Hit a 9th-inning Game 1 World Series HR that tied a game or turned a loss into a win:
Kirk Gibson off Eck, 1988
Alex Gordon off Jeurys Familia, 2015
Corey Seager off Paul Sewald, just nowThat's a list right there.
— Jayson Stark (@jaysonst) October 28, 2023
The Rangers have thrived on the road this month, so the Diamondbacks could still suffer a similar five-game fate. But this feels like a series that will conclude in Texas this weekend — and tonight’s Game 3 feels like another opportunity for Arizona to exhibit its peskiness.
Here are three Diamondbacks-themed prop bets for tonight. All odds as of Monday afternoon from FanDuel.
Max Scherzer U4.5 strikeouts (-122)
Only 10 pitchers in history have struck out more batters in regular season action than Scherzer, whose 2,834 2/3 career innings are the second-fewest of anyone who has ever whiffed 3,000 batters.
But the 16th MLB season for the 39-year-old Scherzer has played out more like a game of Operation. The future Hall of Famer dealt with shoulder and neck injuries while pitching for the New York Mets and had a forearm scare before missing the final two-plus weeks of the regular season and the first two rounds of the playoffs with a teres major strain in his right shoulder. He also said he pitched through a cut on his right thumb after pitching 2 2/3 innings in Game 7 of the AL Championship Series.
Almost as importantly for our purposes here, Scherzer has not been a strikeout machine in his recent postseason outings. He has recorded four or fewer strikeouts in both of his starts this month and in five of his last seven postseason starts dating back to Game 7 of the 2019 World Series.
Even a diminished and vulnerable Scherzer is still dangerous. He struck out at least six batters in 13 of his final 16 regular season outings with the Mets and Rangers. So none of us should be surprised if he authors a throwback performance on the big stage.

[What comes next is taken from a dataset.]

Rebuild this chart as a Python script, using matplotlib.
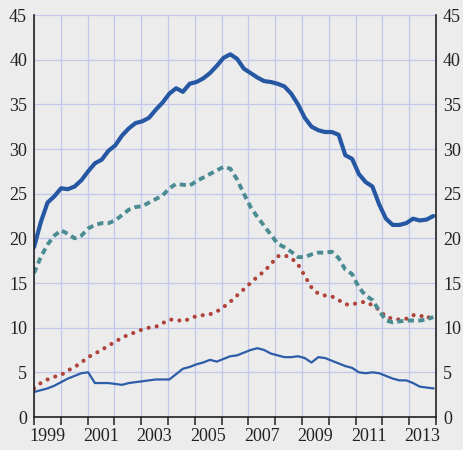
import numpy as np
import matplotlib
matplotlib.use("Agg")
import matplotlib.pyplot as plt

# Quarterly observations 1999Q1 .. 2013Q4
dates = np.linspace(1999.0, 2013.9, 60)

thick_blue = [19.0, 21.8, 24.0, 24.7, 25.6, 25.5, 25.8, 26.5, 27.5, 28.4,
              28.8, 29.8, 30.4, 31.5, 32.3, 32.9, 33.1, 33.5, 34.4, 35.2,
              36.2, 36.8, 36.4, 37.3, 37.5, 37.9, 38.5, 39.3, 40.2, 40.6,
              40.1, 39.0, 38.5, 38.0, 37.6, 37.5, 37.3, 37.0, 36.2, 35.0,
              33.5, 32.5, 32.1, 31.9, 31.9, 31.6, 29.3, 28.9, 27.2, 26.3,
              25.8, 23.8, 22.2, 21.5, 21.5, 21.7, 22.2, 22.0, 22.1, 22.5]

teal_dashed = [16.1, 17.9, 19.3, 20.3, 20.9, 20.5, 20.0, 20.3, 21.1, 21.5,
               21.7, 21.7, 22.0, 22.6, 23.2, 23.5, 23.6, 24.0, 24.4, 24.8,
               25.6, 26.1, 26.0, 25.9, 26.4, 26.8, 27.2, 27.6, 28.0, 27.8,
               26.6, 25.0, 23.5, 22.4, 21.4, 20.4, 19.4, 19.0, 18.5, 17.9,
               17.9, 18.2, 18.4, 18.4, 18.5, 17.8, 16.5, 16.0, 14.5, 13.6,
               13.1, 11.9, 10.8, 10.6, 10.7, 10.8, 10.8, 10.8, 10.9, 11.2]

red_dotted = [3.2, 3.8, 4.2, 4.5, 4.7, 5.2, 5.6, 6.1, 6.7, 7.1,
              7.5, 8.0, 8.4, 8.9, 9.2, 9.5, 9.8, 10.0, 10.1, 10.5,
              10.9, 10.9, 10.7, 11.0, 11.3, 11.4, 11.5, 11.8, 12.3, 12.9,
              13.6, 14.3, 15.0, 15.7, 16.3, 17.1, 18.0, 18.1, 17.8, 17.1,
              15.8, 14.5, 13.8, 13.6, 13.5, 13.1, 12.6, 12.6, 12.8, 12.9,
              12.5, 12.0, 11.2, 11.0, 10.9, 11.0, 11.4, 11.4, 11.0, 11.5]

thin_blue = [2.8, 3.0, 3.2, 3.5, 3.9, 4.3, 4.6, 4.9, 5.0, 3.8,
             3.8, 3.8, 3.7, 3.6, 3.8, 3.9, 4.0, 4.1, 4.2, 4.2,
             4.2, 4.8, 5.4, 5.6, 5.9, 6.1, 6.4, 6.2, 6.5, 6.8,
             6.9, 7.2, 7.5, 7.7, 7.5, 7.1, 6.9, 6.7, 6.7, 6.8,
             6.6, 6.1, 6.7, 6.6, 6.3, 6.0, 5.7, 5.5, 5.0, 4.9,
             5.0, 4.9, 4.6, 4.3, 4.1, 4.1, 3.8, 3.4, 3.3, 3.2]

year_labels = ["1999", "2001", "2003", "2005", "2007", "2009", "2011", "2013"]
y_ticks = [0, 5, 10, 15, 20, 25, 30, 35, 40, 45]

plt.rcParams['font.family'] = ['Liberation Serif', 'DejaVu Serif']

bg = "#ececec"
fig = plt.figure(figsize=(4.63, 4.50), dpi=100, facecolor=bg)
ax = fig.add_axes([34/463, 1 - 417/450, (436 - 34)/463, (417 - 15)/450])
ax.set_facecolor(bg)

grid_c = "#c3c7ea"
ax.set_xlim(1999, 2014)
ax.set_ylim(0, 45)
ax.set_yticks(y_ticks)
ax.set_xticks(np.arange(1999, 2015), minor=False)
ax.set_xticklabels([])
ax.set_xticks([int(l) + 0.5 for l in year_labels], minor=True)
ax.set_xticklabels(year_labels, minor=True)
ax.grid(True, which='major', color=grid_c, lw=0.9)
ax.set_axisbelow(True)

ax.tick_params(axis='x', which='major', direction='out', length=6, width=1.2,
               color='#333333')
ax.tick_params(axis='x', which='minor', length=0, labelsize=13, pad=8,
               labelcolor='#222222')
ax.tick_params(axis='y', length=0, labelsize=13, labelleft=True,
               labelright=True, pad=5, labelcolor='#222222')

ax.spines['top'].set_visible(False)
for s in ['left', 'right', 'bottom']:
    ax.spines[s].set_color('#222222')
    ax.spines[s].set_linewidth(1.2)

ax.plot(dates, thin_blue, color='#2d5ca8', lw=1.6, solid_joinstyle='round')
ax.plot(dates, red_dotted, color='#b0443c', lw=3.0,
        linestyle=(0, (0.01, 1.95)), dash_capstyle='round')
ax.plot(dates, teal_dashed, color='#4b8c93', lw=2.8,
        linestyle=(0, (1.6, 1.1)), dash_capstyle='butt')
ax.plot(dates, thick_blue, color='#2657a3', lw=3.0, solid_joinstyle='round',
        solid_capstyle='round')

fig.savefig("out.png", dpi=100, facecolor=bg)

But with the Rangers’ bullpen as close to fully rested as it will get at this time of season — the only reliever to record more than two outs in Saturday’s lopsided loss was mop-up man Martin Perez, who hadn’t pitched since Oct. 19 — manager Bruce Bochy will surely pull Scherzer at the first sign of trouble and begin the mixing-and-matching process. Scherzer exiting with fewer than five whiffs feels like a reasonably safe bet.